I was not sure what exile would do to me, but, as the reality of not being able to go home set in, an unexpected emotion crept over me: relief. The burden of trying to fit into India, of forever apologizing for its shortcomings, apologizing for my own Westernization, was suddenly lifted from me.

My husband, whom I met in New York the summer of 2014, after the election that brought Modi to power, remembers how strenuous my assertions of belonging were at the time. The more I stressed my Indianness, the more he doubted it was real. As someone who had grown up in Evangelical Tennessee and come to live on the East Coast, he was suspicious of claims of authenticity, whether they be of the “real” India, or the “real” America. “Don’t forget,” he once told me of his folks back home, “that as much as we live in a bubble here, they live in a bubble, too.”

The demands of belonging that India made on me must have been hard on my husband. Not just my absences, but my need to forever balance two (if not three) societies in my head. I remember him asking me once to “unpack”—to not live as if my life in America were provisional.

Then suddenly, one day, I woke up to find it was the only life I had. Once India closed behind me, I felt strangely free. I felt my old curiosities return, many of which I had discarded in order to better belong in India. I could revel, for instance, in my love of the English language, the locus of so much postcolonial anxiety in India, without fearing that I was somehow letting down the side.
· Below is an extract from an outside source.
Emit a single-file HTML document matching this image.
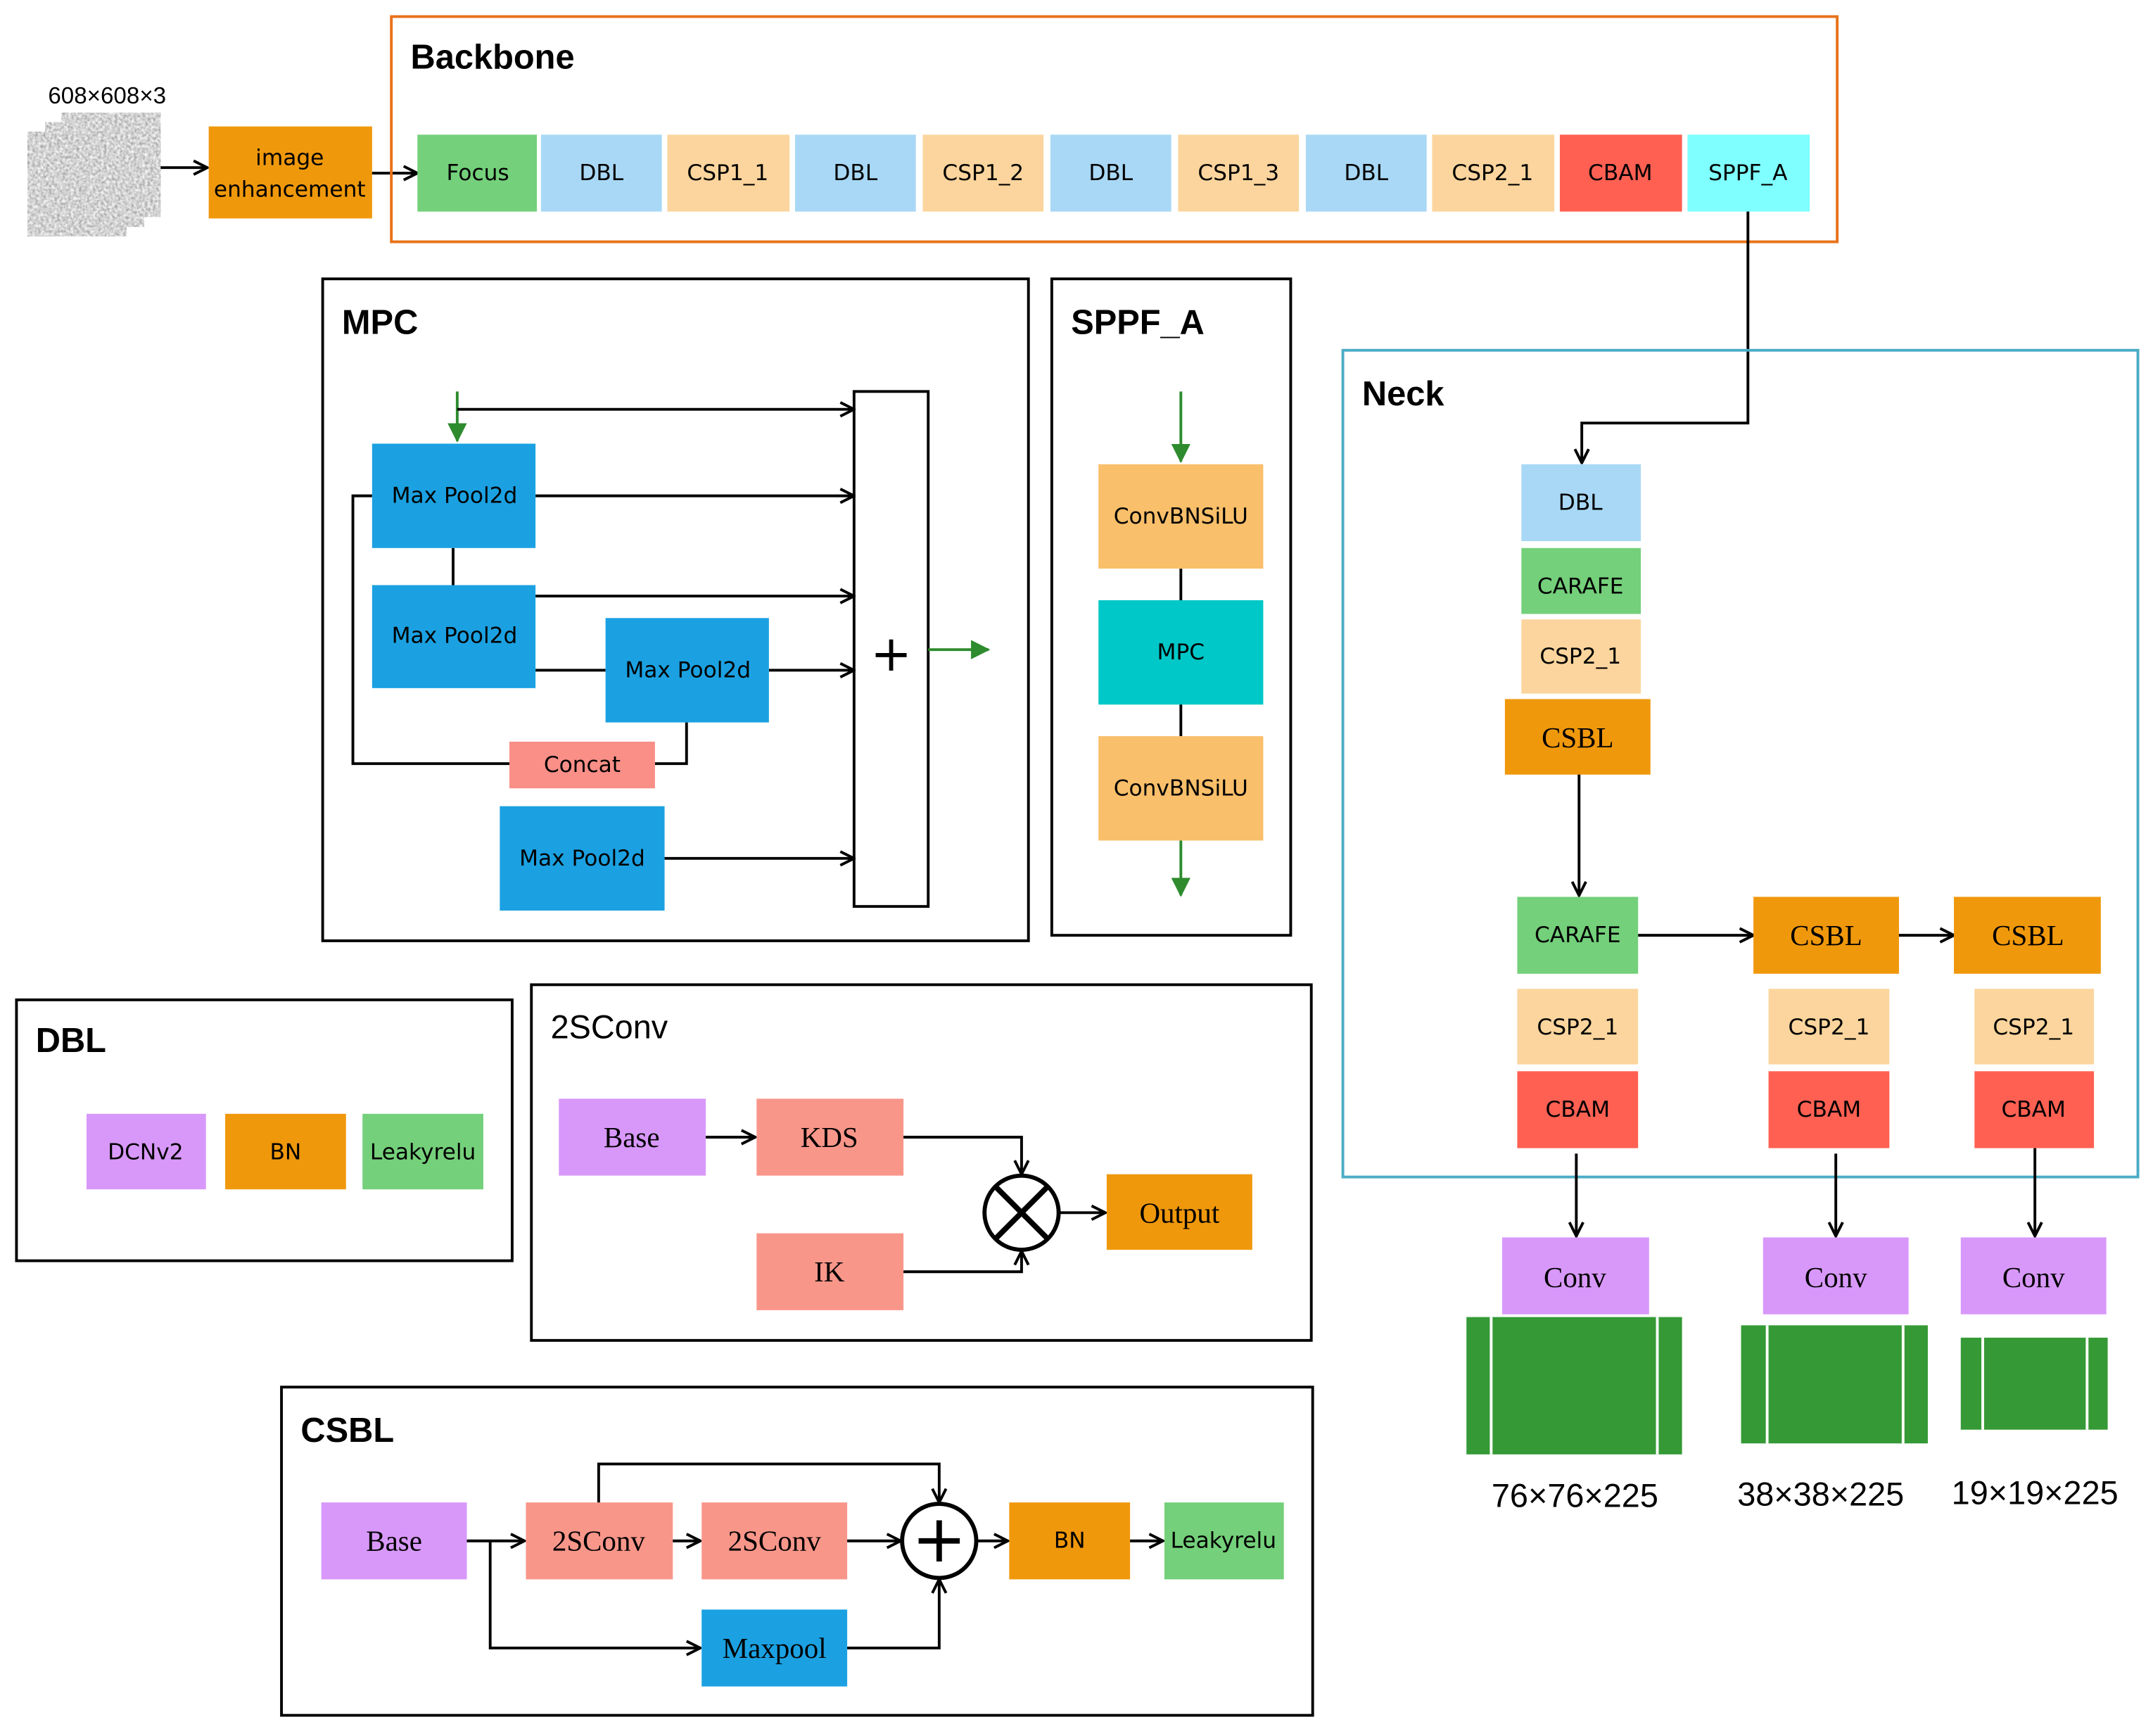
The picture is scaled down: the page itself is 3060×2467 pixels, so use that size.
<!DOCTYPE html>
<html><head><meta charset="utf-8"><style>
html,body{margin:0;padding:0;background:#fff;}
svg{display:block;}
text{font-family:"DejaVu Sans","Liberation Sans",sans-serif;fill:#000;}
.s{font-size:16px;text-anchor:middle;dominant-baseline:central;}
.f{font-family:"Liberation Serif",serif;font-size:21px;text-anchor:middle;dominant-baseline:central;}
.t{font-family:"Liberation Sans",sans-serif;font-size:25px;font-weight:bold;}
.d{font-family:"Liberation Sans",sans-serif;font-size:24px;text-anchor:middle;dominant-baseline:central;}
.ln{stroke:#000;stroke-width:2;fill:none;}
</style></head><body>
<svg width="3060" height="2467" viewBox="0 0 1568 1264" xmlns="http://www.w3.org/2000/svg">
<defs>
<marker id="a" viewBox="0 0 12 12" refX="11" refY="6" markerWidth="12" markerHeight="12" markerUnits="userSpaceOnUse" orient="auto"><path d="M1,1 L11,6 L1,11" fill="none" stroke="#000" stroke-width="2"/></marker>
<marker id="g" viewBox="0 0 12 12" refX="11" refY="6" markerWidth="14" markerHeight="14" markerUnits="userSpaceOnUse" orient="auto"><path d="M0,0 L12,6 L0,12 z" fill="#2E8B2E"/></marker>
<filter id="n" x="0" y="0" width="100%" height="100%"><feTurbulence type="fractalNoise" baseFrequency="0.5" numOctaves="2" seed="3"/><feColorMatrix type="matrix" values="0.9 0 0 0 0.2  0.9 0 0 0 0.2  0.9 0 0 0 0.2  0 0 0 0 1"/></filter>
</defs>
<rect width="1568" height="1264" fill="#fff"/>

<!-- input images -->
<rect x="45" y="82" width="72" height="76" filter="url(#n)"/>
<rect x="33" y="89" width="72" height="76" filter="url(#n)"/>
<rect x="20" y="96" width="72" height="76" filter="url(#n)"/>
<text x="78" y="70" style="font-family:'Liberation Sans',sans-serif;font-size:17px;text-anchor:middle;dominant-baseline:central;">608×608×3</text>
<line class="ln" x1="117" y1="122" x2="151" y2="122" marker-end="url(#a)"/>
<rect x="152" y="92" width="119" height="67" fill="#F0980C"/>
<text class="s" x="211" y="115">image</text>
<text class="s" x="211" y="138">enhancement</text>
<line class="ln" x1="271" y1="126" x2="304" y2="126" marker-end="url(#a)"/>

<!-- Backbone -->
<rect x="285" y="12" width="1053" height="164" fill="none" stroke="#E8731A" stroke-width="2"/>
<text class="t" x="299" y="50">Backbone</text>
<g>
<rect x="304" y="98" width="87" height="56" fill="#74D07A"/><text class="s" x="348" y="126">Focus</text>
<rect x="394" y="98" width="88" height="56" fill="#A8D8F5"/><text class="s" x="438" y="126">DBL</text>
<rect x="486" y="98" width="89" height="56" fill="#FBD59D"/><text class="s" x="530" y="126">CSP1_1</text>
<rect x="579" y="98" width="88" height="56" fill="#A8D8F5"/><text class="s" x="623" y="126">DBL</text>
<rect x="672" y="98" width="88" height="56" fill="#FBD59D"/><text class="s" x="716" y="126">CSP1_2</text>
<rect x="765" y="98" width="88" height="56" fill="#A8D8F5"/><text class="s" x="809" y="126">DBL</text>
<rect x="858" y="98" width="88" height="56" fill="#FBD59D"/><text class="s" x="902" y="126">CSP1_3</text>
<rect x="951" y="98" width="88" height="56" fill="#A8D8F5"/><text class="s" x="995" y="126">DBL</text>
<rect x="1043" y="98" width="89" height="56" fill="#FBD59D"/><text class="s" x="1087" y="126">CSP2_1</text>
<rect x="1136" y="98" width="89" height="56" fill="#FF6052"/><text class="s" x="1180" y="126">CBAM</text>
<rect x="1229" y="98" width="89" height="56" fill="#7FFFFF"/><text class="s" x="1273" y="126">SPPF_A</text>
</g>
<polyline class="ln" points="1273,154 1273,308 1152,308 1152,337" marker-end="url(#a)"/>

<!-- MPC -->
<rect x="235" y="203" width="514" height="482" fill="none" stroke="#000" stroke-width="2"/>
<text class="t" x="249" y="243">MPC</text>
<rect x="622" y="285" width="54" height="375" fill="#fff" stroke="#000" stroke-width="2"/>
<text x="649" y="476" style="font-size:36px;text-anchor:middle;dominant-baseline:central;">+</text>
<line x1="333" y1="285" x2="333" y2="321" stroke="#2E8B2E" stroke-width="2" marker-end="url(#g)"/>
<line class="ln" x1="333" y1="298" x2="622" y2="298" marker-end="url(#a)"/>
<polyline class="ln" points="271,361 257,361 257,556 371,556"/>
<polyline class="ln" points="500,526 500,556 477,556"/>
<line class="ln" x1="330" y1="399" x2="330" y2="426"/>
<line class="ln" x1="390" y1="361" x2="622" y2="361" marker-end="url(#a)"/>
<line class="ln" x1="390" y1="434" x2="622" y2="434" marker-end="url(#a)"/>
<line class="ln" x1="390" y1="488" x2="441" y2="488"/>
<line class="ln" x1="560" y1="488" x2="622" y2="488" marker-end="url(#a)"/>
<line class="ln" x1="484" y1="625" x2="622" y2="625" marker-end="url(#a)"/>
<rect x="271" y="323" width="119" height="76" fill="#1BA1E2"/><text class="s" x="331" y="361">Max Pool2d</text>
<rect x="271" y="426" width="119" height="75" fill="#1BA1E2"/><text class="s" x="331" y="463">Max Pool2d</text>
<rect x="441" y="450" width="119" height="76" fill="#1BA1E2"/><text class="s" x="501" y="488">Max Pool2d</text>
<rect x="371" y="540" width="106" height="34" fill="#F98F87"/><text class="s" x="424" y="557">Concat</text>
<rect x="364" y="587" width="120" height="76" fill="#1BA1E2"/><text class="s" x="424" y="625">Max Pool2d</text>
<line x1="676" y1="473" x2="720" y2="473" stroke="#2E8B2E" stroke-width="2" marker-end="url(#g)"/>

<!-- SPPF_A -->
<rect x="766" y="203" width="174" height="478" fill="none" stroke="#000" stroke-width="2"/>
<text class="t" x="780" y="243">SPPF_A</text>
<line x1="860" y1="285" x2="860" y2="336" stroke="#2E8B2E" stroke-width="2" marker-end="url(#g)"/>
<line class="ln" x1="860" y1="414" x2="860" y2="536"/>
<rect x="800" y="338" width="120" height="76" fill="#F9BF6A"/><text class="s" x="860" y="376">ConvBNSiLU</text>
<rect x="800" y="437" width="120" height="76" fill="#00C8C8"/><text class="s" x="860" y="475">MPC</text>
<rect x="800" y="536" width="120" height="76" fill="#F9BF6A"/><text class="s" x="860" y="574">ConvBNSiLU</text>
<line x1="860" y1="612" x2="860" y2="652" stroke="#2E8B2E" stroke-width="2" marker-end="url(#g)"/>

<!-- Neck -->
<rect x="978" y="255" width="579" height="602" fill="none" stroke="#4BACC6" stroke-width="2"/>
<text class="t" x="992" y="295">Neck</text>
<rect x="1108" y="338" width="87" height="56" fill="#A8D8F5"/><text class="s" x="1151" y="366">DBL</text>
<rect x="1108" y="399" width="87" height="48" fill="#74D07A"/><text class="s" x="1151" y="427">CARAFE</text>
<rect x="1108" y="451" width="87" height="54" fill="#FBD59D"/><text class="s" x="1151" y="478">CSP2_1</text>
<rect x="1096" y="509" width="106" height="55" fill="#F0980C"/><text class="f" x="1149" y="537">CSBL</text>
<line class="ln" x1="1150" y1="564" x2="1150" y2="652" marker-end="url(#a)"/>
<rect x="1105" y="653" width="88" height="56" fill="#74D07A"/><text class="s" x="1149" y="681">CARAFE</text>
<line class="ln" x1="1193" y1="681" x2="1277" y2="681" marker-end="url(#a)"/>
<rect x="1277" y="653" width="106" height="56" fill="#F0980C"/><text class="f" x="1330" y="681">CSBL</text>
<line class="ln" x1="1383" y1="681" x2="1423" y2="681" marker-end="url(#a)"/>
<rect x="1423" y="653" width="107" height="56" fill="#F0980C"/><text class="f" x="1477" y="681">CSBL</text>
<rect x="1105" y="720" width="88" height="55" fill="#FBD59D"/><text class="s" x="1149" y="748">CSP2_1</text>
<rect x="1288" y="720" width="88" height="55" fill="#FBD59D"/><text class="s" x="1332" y="748">CSP2_1</text>
<rect x="1438" y="720" width="87" height="55" fill="#FBD59D"/><text class="s" x="1481" y="748">CSP2_1</text>
<rect x="1105" y="780" width="88" height="56" fill="#FF6052"/><text class="s" x="1149" y="808">CBAM</text>
<rect x="1288" y="780" width="88" height="56" fill="#FF6052"/><text class="s" x="1332" y="808">CBAM</text>
<rect x="1438" y="780" width="87" height="56" fill="#FF6052"/><text class="s" x="1481" y="808">CBAM</text>
<line class="ln" x1="1148" y1="840" x2="1148" y2="900" marker-end="url(#a)"/>
<line class="ln" x1="1337" y1="840" x2="1337" y2="900" marker-end="url(#a)"/>
<line class="ln" x1="1482" y1="836" x2="1482" y2="900" marker-end="url(#a)"/>
<rect x="1094" y="901" width="107" height="56" fill="#D898FA"/><text class="f" x="1147" y="930">Conv</text>
<rect x="1284" y="901" width="106" height="56" fill="#D898FA"/><text class="f" x="1337" y="930">Conv</text>
<rect x="1428" y="901" width="106" height="56" fill="#D898FA"/><text class="f" x="1481" y="930">Conv</text>
<rect x="1068" y="959" width="157" height="100" fill="#359A35"/>
<line x1="1086" y1="959" x2="1086" y2="1059" stroke="#fff" stroke-width="2"/><line x1="1207" y1="959" x2="1207" y2="1059" stroke="#fff" stroke-width="2"/>
<rect x="1268" y="965" width="136" height="86" fill="#359A35"/>
<line x1="1287" y1="965" x2="1287" y2="1051" stroke="#fff" stroke-width="2"/><line x1="1386" y1="965" x2="1386" y2="1051" stroke="#fff" stroke-width="2"/>
<rect x="1428" y="974" width="107" height="67" fill="#359A35"/>
<line x1="1444" y1="974" x2="1444" y2="1041" stroke="#fff" stroke-width="2"/><line x1="1520" y1="974" x2="1520" y2="1041" stroke="#fff" stroke-width="2"/>
<text class="d" x="1147" y="1089">76×76×225</text>
<text class="d" x="1326" y="1088">38×38×225</text>
<text class="d" x="1482" y="1087">19×19×225</text>

<!-- DBL -->
<rect x="12" y="728" width="361" height="190" fill="none" stroke="#000" stroke-width="2"/>
<text class="t" x="26" y="766">DBL</text>
<rect x="63" y="811" width="87" height="55" fill="#D898FA"/><text class="s" x="106" y="839">DCNv2</text>
<rect x="164" y="811" width="88" height="55" fill="#F0980C"/><text class="s" x="208" y="839">BN</text>
<rect x="264" y="811" width="88" height="55" fill="#74D07A"/><text class="s" x="308" y="839">Leakyrelu</text>

<!-- 2SConv -->
<rect x="387" y="717" width="568" height="259" fill="none" stroke="#000" stroke-width="2"/>
<text x="401" y="756" style="font-family:'Liberation Sans',sans-serif;font-size:24px;">2SConv</text>
<rect x="407" y="800" width="107" height="56" fill="#D898FA"/><text class="f" x="460" y="828">Base</text>
<line class="ln" x1="514" y1="828" x2="550" y2="828" marker-end="url(#a)"/>
<rect x="551" y="800" width="107" height="56" fill="#F9968A"/><text class="f" x="604" y="828">KDS</text>
<rect x="551" y="898" width="107" height="56" fill="#F9968A"/><text class="f" x="604" y="926">IK</text>
<polyline class="ln" points="658,828 744,828 744,855" marker-end="url(#a)"/>
<polyline class="ln" points="658,926 744,926 744,911" marker-end="url(#a)"/>
<circle cx="744" cy="883" r="27" fill="#fff" stroke="#000" stroke-width="3"/>
<line x1="725" y1="864" x2="763" y2="902" stroke="#000" stroke-width="4"/>
<line x1="763" y1="864" x2="725" y2="902" stroke="#000" stroke-width="4"/>
<line class="ln" x1="771" y1="883" x2="805" y2="883" marker-end="url(#a)"/>
<rect x="806" y="855" width="106" height="55" fill="#F0980C"/><text class="f" x="859" y="883">Output</text>

<!-- CSBL -->
<rect x="205" y="1010" width="751" height="239" fill="none" stroke="#000" stroke-width="2"/>
<text class="t" x="219" y="1050">CSBL</text>
<rect x="234" y="1094" width="106" height="56" fill="#D898FA"/><text class="f" x="287" y="1122">Base</text>
<line class="ln" x1="340" y1="1122" x2="382" y2="1122" marker-end="url(#a)"/>
<polyline class="ln" points="357,1122 357,1200 510,1200" marker-end="url(#a)"/>
<rect x="383" y="1094" width="107" height="56" fill="#F9968A"/><text class="f" x="436" y="1122">2SConv</text>
<line class="ln" x1="490" y1="1122" x2="510" y2="1122" marker-end="url(#a)"/>
<rect x="511" y="1094" width="106" height="56" fill="#F9968A"/><text class="f" x="564" y="1122">2SConv</text>
<polyline class="ln" points="436,1094 436,1066 684,1066 684,1094" marker-end="url(#a)"/>
<line class="ln" x1="617" y1="1122" x2="656" y2="1122" marker-end="url(#a)"/>
<rect x="511" y="1172" width="106" height="56" fill="#1BA1E2"/><text class="f" x="564" y="1200">Maxpool</text>
<polyline class="ln" points="617,1200 684,1200 684,1150" marker-end="url(#a)"/>
<circle cx="684" cy="1122" r="27" fill="#fff" stroke="#000" stroke-width="3"/>
<line x1="669" y1="1122" x2="699" y2="1122" stroke="#000" stroke-width="4"/>
<line x1="684" y1="1107" x2="684" y2="1137" stroke="#000" stroke-width="4"/>
<line class="ln" x1="711" y1="1122" x2="734" y2="1122" marker-end="url(#a)"/>
<rect x="735" y="1094" width="88" height="56" fill="#F0980C"/><text class="s" x="779" y="1122">BN</text>
<line class="ln" x1="823" y1="1122" x2="847" y2="1122" marker-end="url(#a)"/>
<rect x="848" y="1094" width="87" height="56" fill="#74D07A"/><text class="s" x="891" y="1122">Leakyrelu</text>
</svg>
</body></html>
The West, in turn, was no longer some dirty secret that I could enjoy only at the detriment of the “real” India. After all the wringing of wrists, the stewing over questions of place, of feeling myself forever betwixt and between, I found I was easier in my own skin. I no longer felt answerable to an imagined country out there whose claims on “realness” exceeded my own. My circumstances had forced a natural cosmopolitanism on me, and I was not prepared to sacrifice that for anyone. I was home.